» **Short problem**: Return each line of the records with nothing changed, pictures excepted.

» **Records for this task**:
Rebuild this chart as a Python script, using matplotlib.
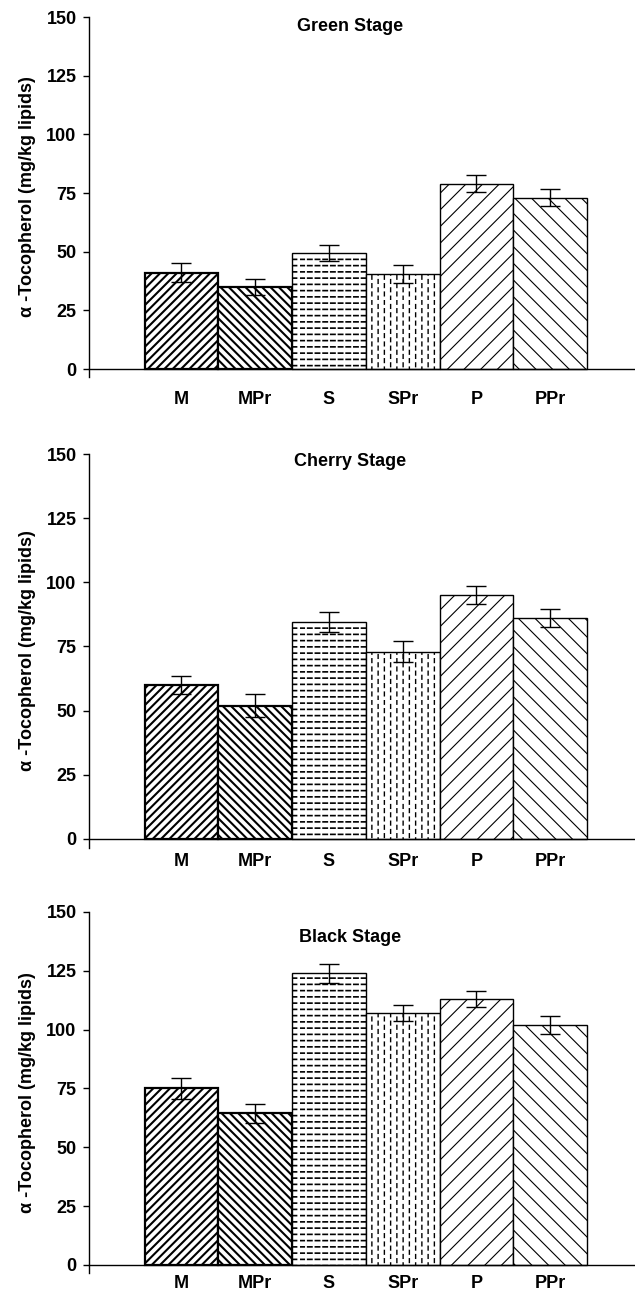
import warnings
import numpy as np
import matplotlib
matplotlib.use("Agg")
import matplotlib.pyplot as plt
from matplotlib import hatch as mhatch
from matplotlib.path import Path

warnings.filterwarnings("ignore")

# ---------------- data ----------------
categories = ['M', 'MPr', 'S', 'SPr', 'P', 'PPr']
stages = ['Green Stage', 'Cherry Stage', 'Black Stage']
green = [41, 35, 49.5, 40.5, 79, 73]
green_err = [4, 3.5, 3.5, 4, 3.5, 3.5]
cherry = [60, 52, 84.5, 73, 95, 86]
cherry_err = [3.5, 4.3, 4, 4, 3.5, 3.5]
black = [75, 64.5, 124, 107, 113, 102]
black_err = [4.5, 4, 4, 3.5, 3.5, 4]
yticks = [0, 25, 50, 75, 100, 125, 150]
ylabel = 'α -Tocopherol (mg/kg lipids)'


# ---------------- custom dashed hatches ----------------
class DashedHorizontal(mhatch.HatchPatternBase):
    """'h' : rows of short horizontal dashes."""
    def __init__(self, hatch, density):
        n = hatch.count('h')
        self.rows = 16 * n
        self.cols = 13
        self.num_vertices = self.rows * self.cols * 2

    def set_vertices_and_codes(self, vertices, codes):
        k = 0
        for r in range(self.rows):
            y = (r + 0.5) / self.rows
            for c in range(self.cols):
                x0 = c / self.cols
                x1 = x0 + 0.55 / self.cols
                vertices[k] = (x0, y)
                vertices[k + 1] = (x1, y)
                codes[k] = Path.MOVETO
                codes[k + 1] = Path.LINETO
                k += 2


class DashedVertical(mhatch.HatchPatternBase):
    """'v' : columns of short vertical dashes, staggered."""
    def __init__(self, hatch, density):
        n = hatch.count('v')
        self.cols = 16 * n
        self.rows = 12
        self.num_vertices = self.rows * self.cols * 2

    def set_vertices_and_codes(self, vertices, codes):
        k = 0
        for c in range(self.cols):
            x = (c + 0.5) / self.cols
            off = 0.5 if c % 2 else 0.0
            for r in range(self.rows):
                y0 = ((r + off) % self.rows) / self.rows
                y1 = y0 + 0.45 / self.rows
                vertices[k] = (x, y0)
                vertices[k + 1] = (x, y1)
                codes[k] = Path.MOVETO
                codes[k + 1] = Path.LINETO
                k += 2


mhatch._hatch_types.append(DashedHorizontal)
mhatch._hatch_types.append(DashedVertical)

# ---------------- styles ----------------
plt.rcParams['font.family'] = ['Liberation Sans', 'DejaVu Sans']
plt.rcParams['font.weight'] = 'bold'
plt.rcParams['font.size'] = 13

hatches = ['////', '\\\\\\\\', 'h', 'v', '//', '\\\\']
edge_lw = [1.6, 1.6, 1.0, 1.0, 1.0, 1.0]
hatch_lw = [1.5, 1.5, 1.2, 1.0, 0.8, 0.8]

fig = plt.figure(figsize=(6.35, 12.92), dpi=100)
H = 1292.0
W = 635.0

# (top px, zero px, bottom px)
panel_px = [(17, 369, 377), (454, 839, 847.7), (912, 1265, 1273)]
ylow = -3.4
label_pads = [15.6, 10.4, 7.0]
title_y = [146, 147, 139]

values = [green, cherry, black]
errors = [green_err, cherry_err, black_err]

left = 89 / W
width = 1 - left
x = np.arange(len(categories))

for i, (vals, errs) in enumerate(zip(values, errors)):
    top, zero, bot = panel_px[i]
    ax = fig.add_axes([left, (H - bot) / H, width, (bot - top) / H])
    for j in range(len(categories)):
        with plt.rc_context({'hatch.linewidth': hatch_lw[j], 'hatch.color': 'black'}):
            bars = ax.bar(x[j], vals[j], width=1.0, color='white',
                          edgecolor='black', linewidth=edge_lw[j],
                          hatch=hatches[j], zorder=2)
        for b in bars:
            if hasattr(b, 'set_hatch_linewidth'):
                b.set_hatch_linewidth(hatch_lw[j])
    ax.errorbar(x, vals, yerr=errs, fmt='none', ecolor='black',
                elinewidth=1.0, capsize=7, capthick=1.0, zorder=3)

    ax.set_xlim(-1.253, 6.15)
    ax.set_ylim(ylow, 150)
    ax.set_yticks(yticks)
    ax.set_yticklabels([str(t) for t in yticks], fontweight='bold', fontsize=13)
    ax.set_xticks(x)
    ax.set_xticklabels(categories, fontweight='bold', fontsize=13)
    ax.tick_params(axis='x', length=0, pad=label_pads[i])
    ax.tick_params(axis='y', length=4, width=1.0, pad=5, direction='out')

    ax.spines['top'].set_visible(False)
    ax.spines['right'].set_visible(False)
    ax.spines['bottom'].set_position(('data', 0))
    ax.spines['bottom'].set_linewidth(1.0)
    ax.spines['left'].set_linewidth(1.0)
    ax.spines['left'].set_bounds(ylow, 150)
    ax.patch.set_visible(False)

    ax.text(2.29, title_y[i], stages[i], ha='center', va='center',
            fontsize=13, fontweight='bold')

    fig.text(28 / W, 1 - ((top + bot) / 2) / H, ylabel, rotation=90,
             ha='center', va='center', fontsize=13, fontweight='bold')

fig.savefig('out.png', dpi=100)
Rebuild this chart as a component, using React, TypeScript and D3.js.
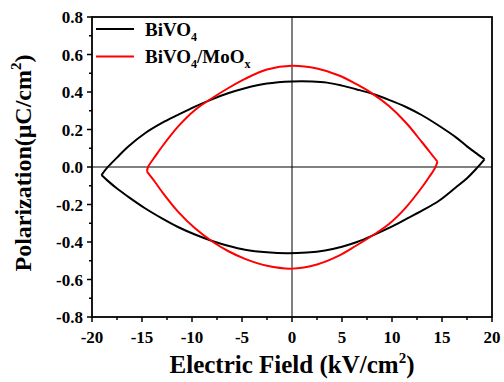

» **Answer to this exercise**:
Rebuild this chart as a Python script, using matplotlib.
import warnings
import numpy as np
import matplotlib
matplotlib.use("Agg")
import matplotlib.pyplot as plt
from matplotlib import hatch as mhatch
from matplotlib.path import Path

warnings.filterwarnings("ignore")

# ---------------- data ----------------
categories = ['M', 'MPr', 'S', 'SPr', 'P', 'PPr']
stages = ['Green Stage', 'Cherry Stage', 'Black Stage']
green = [41, 35, 49.5, 40.5, 79, 73]
green_err = [4, 3.5, 3.5, 4, 3.5, 3.5]
cherry = [60, 52, 84.5, 73, 95, 86]
cherry_err = [3.5, 4.3, 4, 4, 3.5, 3.5]
black = [75, 64.5, 124, 107, 113, 102]
black_err = [4.5, 4, 4, 3.5, 3.5, 4]
yticks = [0, 25, 50, 75, 100, 125, 150]
ylabel = 'α -Tocopherol (mg/kg lipids)'


# ---------------- custom dashed hatches ----------------
class DashedHorizontal(mhatch.HatchPatternBase):
    """'h' : rows of short horizontal dashes."""
    def __init__(self, hatch, density):
        n = hatch.count('h')
        self.rows = 16 * n
        self.cols = 13
        self.num_vertices = self.rows * self.cols * 2

    def set_vertices_and_codes(self, vertices, codes):
        k = 0
        for r in range(self.rows):
            y = (r + 0.5) / self.rows
            for c in range(self.cols):
                x0 = c / self.cols
                x1 = x0 + 0.55 / self.cols
                vertices[k] = (x0, y)
                vertices[k + 1] = (x1, y)
                codes[k] = Path.MOVETO
                codes[k + 1] = Path.LINETO
                k += 2


class DashedVertical(mhatch.HatchPatternBase):
    """'v' : columns of short vertical dashes, staggered."""
    def __init__(self, hatch, density):
        n = hatch.count('v')
        self.cols = 16 * n
        self.rows = 12
        self.num_vertices = self.rows * self.cols * 2

    def set_vertices_and_codes(self, vertices, codes):
        k = 0
        for c in range(self.cols):
            x = (c + 0.5) / self.cols
            off = 0.5 if c % 2 else 0.0
            for r in range(self.rows):
                y0 = ((r + off) % self.rows) / self.rows
                y1 = y0 + 0.45 / self.rows
                vertices[k] = (x, y0)
                vertices[k + 1] = (x, y1)
                codes[k] = Path.MOVETO
                codes[k + 1] = Path.LINETO
                k += 2


mhatch._hatch_types.append(DashedHorizontal)
mhatch._hatch_types.append(DashedVertical)

# ---------------- styles ----------------
plt.rcParams['font.family'] = ['Liberation Sans', 'DejaVu Sans']
plt.rcParams['font.weight'] = 'bold'
plt.rcParams['font.size'] = 13

hatches = ['////', '\\\\\\\\', 'h', 'v', '//', '\\\\']
edge_lw = [1.6, 1.6, 1.0, 1.0, 1.0, 1.0]
hatch_lw = [1.5, 1.5, 1.2, 1.0, 0.8, 0.8]

fig = plt.figure(figsize=(6.35, 12.92), dpi=100)
H = 1292.0
W = 635.0

# (top px, zero px, bottom px)
panel_px = [(17, 369, 377), (454, 839, 847.7), (912, 1265, 1273)]
ylow = -3.4
label_pads = [15.6, 10.4, 7.0]
title_y = [146, 147, 139]

values = [green, cherry, black]
errors = [green_err, cherry_err, black_err]

left = 89 / W
width = 1 - left
x = np.arange(len(categories))

for i, (vals, errs) in enumerate(zip(values, errors)):
    top, zero, bot = panel_px[i]
    ax = fig.add_axes([left, (H - bot) / H, width, (bot - top) / H])
    for j in range(len(categories)):
        with plt.rc_context({'hatch.linewidth': hatch_lw[j], 'hatch.color': 'black'}):
            bars = ax.bar(x[j], vals[j], width=1.0, color='white',
                          edgecolor='black', linewidth=edge_lw[j],
                          hatch=hatches[j], zorder=2)
        for b in bars:
            if hasattr(b, 'set_hatch_linewidth'):
                b.set_hatch_linewidth(hatch_lw[j])
    ax.errorbar(x, vals, yerr=errs, fmt='none', ecolor='black',
                elinewidth=1.0, capsize=7, capthick=1.0, zorder=3)

    ax.set_xlim(-1.253, 6.15)
    ax.set_ylim(ylow, 150)
    ax.set_yticks(yticks)
    ax.set_yticklabels([str(t) for t in yticks], fontweight='bold', fontsize=13)
    ax.set_xticks(x)
    ax.set_xticklabels(categories, fontweight='bold', fontsize=13)
    ax.tick_params(axis='x', length=0, pad=label_pads[i])
    ax.tick_params(axis='y', length=4, width=1.0, pad=5, direction='out')

    ax.spines['top'].set_visible(False)
    ax.spines['right'].set_visible(False)
    ax.spines['bottom'].set_position(('data', 0))
    ax.spines['bottom'].set_linewidth(1.0)
    ax.spines['left'].set_linewidth(1.0)
    ax.spines['left'].set_bounds(ylow, 150)
    ax.patch.set_visible(False)

    ax.text(2.29, title_y[i], stages[i], ha='center', va='center',
            fontsize=13, fontweight='bold')

    fig.text(28 / W, 1 - ((top + bot) / 2) / H, ylabel, rotation=90,
             ha='center', va='center', fontsize=13, fontweight='bold')

fig.savefig('out.png', dpi=100)
Rebuild this chart as a component, using React, TypeScript and D3.js.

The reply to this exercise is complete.